▸ Description of the task: Collect every line that includes the string "React".

━━━ Material

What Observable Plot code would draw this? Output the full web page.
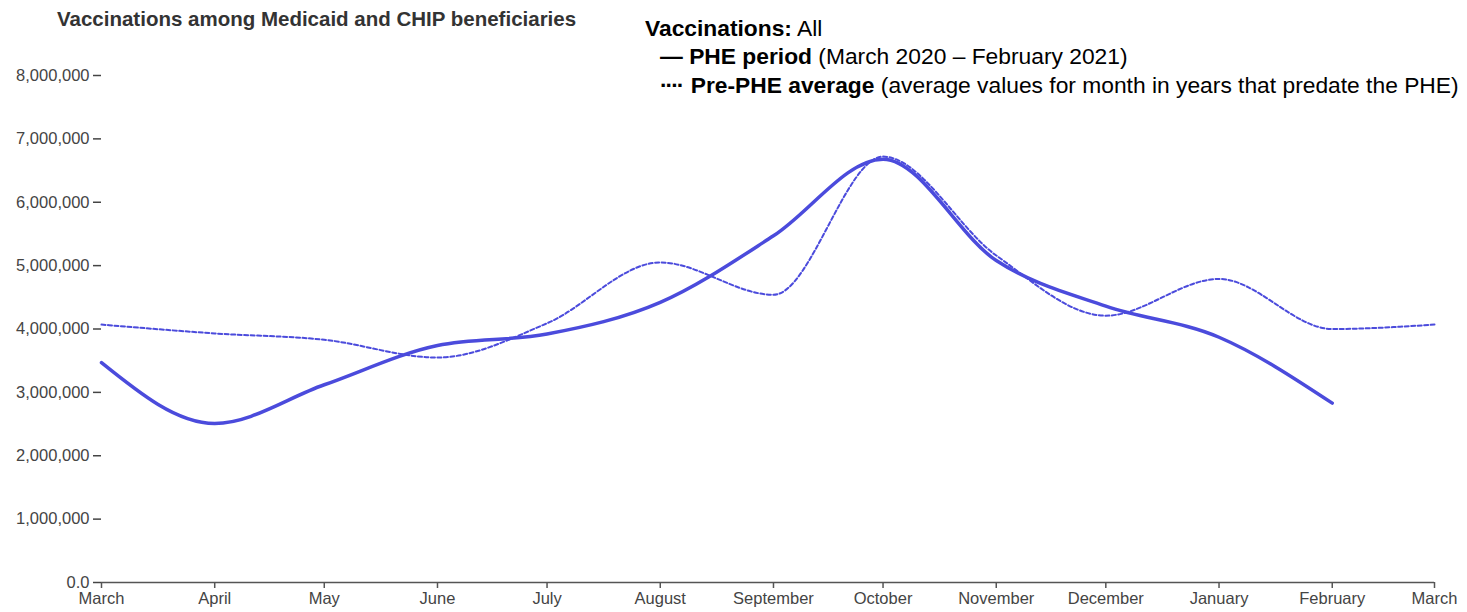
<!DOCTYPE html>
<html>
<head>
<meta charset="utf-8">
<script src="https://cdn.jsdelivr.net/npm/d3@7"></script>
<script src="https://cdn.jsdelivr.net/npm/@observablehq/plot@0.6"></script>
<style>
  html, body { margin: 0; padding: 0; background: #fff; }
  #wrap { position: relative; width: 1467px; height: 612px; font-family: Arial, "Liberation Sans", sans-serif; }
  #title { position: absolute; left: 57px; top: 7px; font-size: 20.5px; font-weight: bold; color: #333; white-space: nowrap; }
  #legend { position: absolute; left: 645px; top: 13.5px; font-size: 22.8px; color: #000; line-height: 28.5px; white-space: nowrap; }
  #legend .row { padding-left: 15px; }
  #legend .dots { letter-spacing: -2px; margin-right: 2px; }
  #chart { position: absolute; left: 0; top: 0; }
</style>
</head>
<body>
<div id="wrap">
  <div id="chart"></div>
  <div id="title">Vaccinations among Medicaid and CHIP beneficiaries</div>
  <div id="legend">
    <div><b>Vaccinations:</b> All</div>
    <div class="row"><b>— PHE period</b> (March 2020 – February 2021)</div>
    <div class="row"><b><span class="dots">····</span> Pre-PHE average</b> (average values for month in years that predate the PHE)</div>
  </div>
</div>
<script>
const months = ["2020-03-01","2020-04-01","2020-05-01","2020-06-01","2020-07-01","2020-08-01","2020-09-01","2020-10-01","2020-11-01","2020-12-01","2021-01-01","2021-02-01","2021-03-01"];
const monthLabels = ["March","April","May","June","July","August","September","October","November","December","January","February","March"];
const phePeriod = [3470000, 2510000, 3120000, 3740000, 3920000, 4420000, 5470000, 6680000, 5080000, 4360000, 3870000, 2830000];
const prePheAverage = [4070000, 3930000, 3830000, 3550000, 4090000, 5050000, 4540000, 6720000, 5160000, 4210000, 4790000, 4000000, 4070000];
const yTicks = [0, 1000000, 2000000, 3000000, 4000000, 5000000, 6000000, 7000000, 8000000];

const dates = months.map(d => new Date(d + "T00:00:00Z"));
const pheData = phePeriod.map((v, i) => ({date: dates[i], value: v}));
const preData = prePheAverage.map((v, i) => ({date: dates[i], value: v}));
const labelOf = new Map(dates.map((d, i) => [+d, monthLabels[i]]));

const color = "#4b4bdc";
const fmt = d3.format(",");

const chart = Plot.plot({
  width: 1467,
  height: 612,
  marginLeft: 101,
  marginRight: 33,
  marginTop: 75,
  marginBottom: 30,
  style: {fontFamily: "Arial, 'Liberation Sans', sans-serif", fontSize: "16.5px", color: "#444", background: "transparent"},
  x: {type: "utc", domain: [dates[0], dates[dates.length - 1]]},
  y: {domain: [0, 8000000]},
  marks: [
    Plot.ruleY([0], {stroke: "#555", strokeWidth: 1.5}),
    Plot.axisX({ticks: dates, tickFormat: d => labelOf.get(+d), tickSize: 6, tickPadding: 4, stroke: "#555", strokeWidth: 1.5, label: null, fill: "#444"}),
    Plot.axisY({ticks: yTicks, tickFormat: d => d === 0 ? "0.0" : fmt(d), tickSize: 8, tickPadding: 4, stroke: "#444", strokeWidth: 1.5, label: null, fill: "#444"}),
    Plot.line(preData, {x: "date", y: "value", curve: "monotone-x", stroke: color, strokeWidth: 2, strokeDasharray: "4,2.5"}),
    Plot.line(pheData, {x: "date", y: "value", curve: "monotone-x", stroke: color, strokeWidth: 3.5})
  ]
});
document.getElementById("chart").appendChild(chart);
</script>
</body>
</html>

━━━━━━
━━━ Material

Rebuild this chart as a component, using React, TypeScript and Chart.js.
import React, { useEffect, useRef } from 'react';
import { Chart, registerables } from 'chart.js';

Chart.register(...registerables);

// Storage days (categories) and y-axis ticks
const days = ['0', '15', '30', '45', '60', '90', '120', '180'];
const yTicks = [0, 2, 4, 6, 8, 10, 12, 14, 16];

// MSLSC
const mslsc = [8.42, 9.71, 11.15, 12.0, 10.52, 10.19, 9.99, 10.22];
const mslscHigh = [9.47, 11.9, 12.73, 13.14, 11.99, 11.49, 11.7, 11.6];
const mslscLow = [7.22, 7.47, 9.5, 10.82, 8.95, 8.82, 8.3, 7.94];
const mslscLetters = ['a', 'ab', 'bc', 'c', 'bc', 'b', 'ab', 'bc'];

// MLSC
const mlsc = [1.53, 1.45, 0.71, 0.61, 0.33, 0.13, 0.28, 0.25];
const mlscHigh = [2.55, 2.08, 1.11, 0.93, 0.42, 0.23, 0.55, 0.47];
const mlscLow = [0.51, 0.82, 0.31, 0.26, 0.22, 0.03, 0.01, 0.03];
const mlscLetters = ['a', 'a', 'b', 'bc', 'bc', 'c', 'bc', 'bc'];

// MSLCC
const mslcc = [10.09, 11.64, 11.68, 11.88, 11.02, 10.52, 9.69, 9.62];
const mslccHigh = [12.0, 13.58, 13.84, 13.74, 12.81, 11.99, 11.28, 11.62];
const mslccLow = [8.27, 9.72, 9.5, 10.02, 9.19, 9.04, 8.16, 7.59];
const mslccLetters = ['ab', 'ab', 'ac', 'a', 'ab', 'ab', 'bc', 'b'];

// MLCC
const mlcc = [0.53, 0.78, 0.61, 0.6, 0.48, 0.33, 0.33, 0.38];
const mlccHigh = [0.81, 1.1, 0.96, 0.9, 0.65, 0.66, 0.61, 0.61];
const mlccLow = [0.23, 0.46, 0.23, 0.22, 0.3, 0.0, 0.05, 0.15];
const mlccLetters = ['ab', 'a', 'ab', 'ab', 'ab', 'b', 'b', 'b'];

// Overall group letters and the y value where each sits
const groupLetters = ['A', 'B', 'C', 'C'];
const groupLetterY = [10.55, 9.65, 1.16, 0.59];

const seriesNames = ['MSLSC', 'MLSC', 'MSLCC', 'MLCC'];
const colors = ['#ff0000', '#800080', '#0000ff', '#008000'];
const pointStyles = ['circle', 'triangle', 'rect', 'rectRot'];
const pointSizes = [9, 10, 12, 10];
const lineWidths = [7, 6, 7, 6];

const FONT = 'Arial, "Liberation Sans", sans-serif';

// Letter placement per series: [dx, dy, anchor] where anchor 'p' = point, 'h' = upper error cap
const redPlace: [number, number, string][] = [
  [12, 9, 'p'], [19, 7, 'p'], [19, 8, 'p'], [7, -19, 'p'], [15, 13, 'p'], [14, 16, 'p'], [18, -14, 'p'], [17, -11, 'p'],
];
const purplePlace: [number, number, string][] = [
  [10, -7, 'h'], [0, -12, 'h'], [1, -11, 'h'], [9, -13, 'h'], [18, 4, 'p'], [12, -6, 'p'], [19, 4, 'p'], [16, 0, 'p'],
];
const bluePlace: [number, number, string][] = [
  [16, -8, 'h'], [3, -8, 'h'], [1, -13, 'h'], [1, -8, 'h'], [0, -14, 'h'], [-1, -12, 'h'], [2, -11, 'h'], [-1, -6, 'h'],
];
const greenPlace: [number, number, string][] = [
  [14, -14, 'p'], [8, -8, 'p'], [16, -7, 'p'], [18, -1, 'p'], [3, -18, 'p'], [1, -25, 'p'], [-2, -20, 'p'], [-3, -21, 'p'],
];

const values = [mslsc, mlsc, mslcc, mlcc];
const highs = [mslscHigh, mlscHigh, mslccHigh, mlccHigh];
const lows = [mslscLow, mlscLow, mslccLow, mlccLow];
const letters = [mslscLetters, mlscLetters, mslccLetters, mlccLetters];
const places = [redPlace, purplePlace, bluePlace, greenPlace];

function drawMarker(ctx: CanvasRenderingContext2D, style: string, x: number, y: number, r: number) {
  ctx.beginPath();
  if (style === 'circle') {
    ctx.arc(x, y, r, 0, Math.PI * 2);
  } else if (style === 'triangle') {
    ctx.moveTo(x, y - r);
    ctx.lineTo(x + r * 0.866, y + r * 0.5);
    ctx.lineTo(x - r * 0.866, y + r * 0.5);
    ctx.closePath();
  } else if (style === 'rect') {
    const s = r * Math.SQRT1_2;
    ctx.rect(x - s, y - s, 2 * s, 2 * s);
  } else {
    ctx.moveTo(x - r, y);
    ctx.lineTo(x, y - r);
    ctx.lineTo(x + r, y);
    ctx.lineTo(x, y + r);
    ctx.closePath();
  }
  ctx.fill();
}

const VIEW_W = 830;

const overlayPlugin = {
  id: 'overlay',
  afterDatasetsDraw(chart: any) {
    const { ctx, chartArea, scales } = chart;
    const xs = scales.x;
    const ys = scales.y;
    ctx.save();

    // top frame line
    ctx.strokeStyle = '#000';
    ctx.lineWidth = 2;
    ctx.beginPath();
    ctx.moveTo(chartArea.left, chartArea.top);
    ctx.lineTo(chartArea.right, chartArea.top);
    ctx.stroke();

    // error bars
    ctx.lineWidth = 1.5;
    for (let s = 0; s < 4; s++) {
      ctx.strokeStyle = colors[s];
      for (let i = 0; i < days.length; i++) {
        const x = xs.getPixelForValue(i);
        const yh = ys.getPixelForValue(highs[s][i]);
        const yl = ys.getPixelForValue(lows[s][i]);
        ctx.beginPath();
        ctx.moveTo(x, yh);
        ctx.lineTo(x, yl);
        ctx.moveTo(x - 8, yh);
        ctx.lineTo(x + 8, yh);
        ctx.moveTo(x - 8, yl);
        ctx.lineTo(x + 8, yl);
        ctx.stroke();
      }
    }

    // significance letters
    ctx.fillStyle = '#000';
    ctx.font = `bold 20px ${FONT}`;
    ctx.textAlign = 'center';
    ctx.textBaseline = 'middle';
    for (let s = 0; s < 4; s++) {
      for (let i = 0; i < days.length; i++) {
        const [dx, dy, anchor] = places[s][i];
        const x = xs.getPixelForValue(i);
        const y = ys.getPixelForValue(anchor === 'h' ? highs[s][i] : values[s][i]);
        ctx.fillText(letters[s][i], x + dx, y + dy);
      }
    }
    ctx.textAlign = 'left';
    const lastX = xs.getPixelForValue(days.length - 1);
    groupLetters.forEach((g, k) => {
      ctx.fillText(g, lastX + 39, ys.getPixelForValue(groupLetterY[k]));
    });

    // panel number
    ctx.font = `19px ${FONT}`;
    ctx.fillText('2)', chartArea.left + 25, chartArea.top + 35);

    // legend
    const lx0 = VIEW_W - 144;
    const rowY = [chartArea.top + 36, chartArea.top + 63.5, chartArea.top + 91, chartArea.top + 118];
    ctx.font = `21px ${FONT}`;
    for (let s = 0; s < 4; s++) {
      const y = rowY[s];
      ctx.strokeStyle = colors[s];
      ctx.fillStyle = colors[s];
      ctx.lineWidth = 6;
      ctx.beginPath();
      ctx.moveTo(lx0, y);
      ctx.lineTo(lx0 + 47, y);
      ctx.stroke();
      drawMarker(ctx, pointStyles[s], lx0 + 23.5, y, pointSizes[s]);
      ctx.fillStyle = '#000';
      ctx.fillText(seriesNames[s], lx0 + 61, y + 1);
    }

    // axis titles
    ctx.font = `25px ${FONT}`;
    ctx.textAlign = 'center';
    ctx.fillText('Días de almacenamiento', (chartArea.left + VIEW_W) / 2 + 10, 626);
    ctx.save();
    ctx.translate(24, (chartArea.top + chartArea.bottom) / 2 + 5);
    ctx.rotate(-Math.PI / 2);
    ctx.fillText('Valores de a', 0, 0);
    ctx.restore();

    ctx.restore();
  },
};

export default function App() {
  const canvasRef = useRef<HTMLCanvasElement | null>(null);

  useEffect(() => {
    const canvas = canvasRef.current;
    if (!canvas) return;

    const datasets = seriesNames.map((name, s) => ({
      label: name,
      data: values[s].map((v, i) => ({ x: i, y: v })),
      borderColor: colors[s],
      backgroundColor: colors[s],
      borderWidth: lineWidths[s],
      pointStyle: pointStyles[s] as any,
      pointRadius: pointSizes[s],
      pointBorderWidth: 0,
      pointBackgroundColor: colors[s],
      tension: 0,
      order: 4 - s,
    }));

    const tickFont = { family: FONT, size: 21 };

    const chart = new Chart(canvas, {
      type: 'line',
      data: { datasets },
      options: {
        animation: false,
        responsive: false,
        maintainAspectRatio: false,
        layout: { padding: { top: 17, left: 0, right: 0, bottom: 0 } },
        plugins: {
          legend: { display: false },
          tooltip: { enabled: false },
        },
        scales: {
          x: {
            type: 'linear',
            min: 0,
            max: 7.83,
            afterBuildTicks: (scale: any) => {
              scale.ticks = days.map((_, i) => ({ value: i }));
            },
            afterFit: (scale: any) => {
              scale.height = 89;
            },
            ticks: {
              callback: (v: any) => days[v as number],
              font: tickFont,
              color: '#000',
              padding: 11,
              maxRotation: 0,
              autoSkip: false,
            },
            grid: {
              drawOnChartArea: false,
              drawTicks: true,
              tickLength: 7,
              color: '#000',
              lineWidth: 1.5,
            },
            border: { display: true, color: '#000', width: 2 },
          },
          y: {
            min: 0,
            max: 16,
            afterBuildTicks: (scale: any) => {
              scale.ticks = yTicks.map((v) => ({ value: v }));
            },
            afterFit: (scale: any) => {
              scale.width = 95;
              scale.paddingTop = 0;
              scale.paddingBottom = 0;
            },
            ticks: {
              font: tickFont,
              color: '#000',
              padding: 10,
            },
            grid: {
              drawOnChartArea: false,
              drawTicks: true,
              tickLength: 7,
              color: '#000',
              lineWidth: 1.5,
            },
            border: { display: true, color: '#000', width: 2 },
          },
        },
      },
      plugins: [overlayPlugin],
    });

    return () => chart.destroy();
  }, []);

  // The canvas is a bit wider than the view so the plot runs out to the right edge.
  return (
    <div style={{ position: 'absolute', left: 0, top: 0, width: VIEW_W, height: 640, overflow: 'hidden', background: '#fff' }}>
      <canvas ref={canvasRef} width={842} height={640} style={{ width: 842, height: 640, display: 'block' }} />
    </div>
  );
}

━━━━━━

▸ Exercise answer:
Rebuild this chart as a component, using React, TypeScript and Chart.js.
import React, { useEffect, useRef } from 'react';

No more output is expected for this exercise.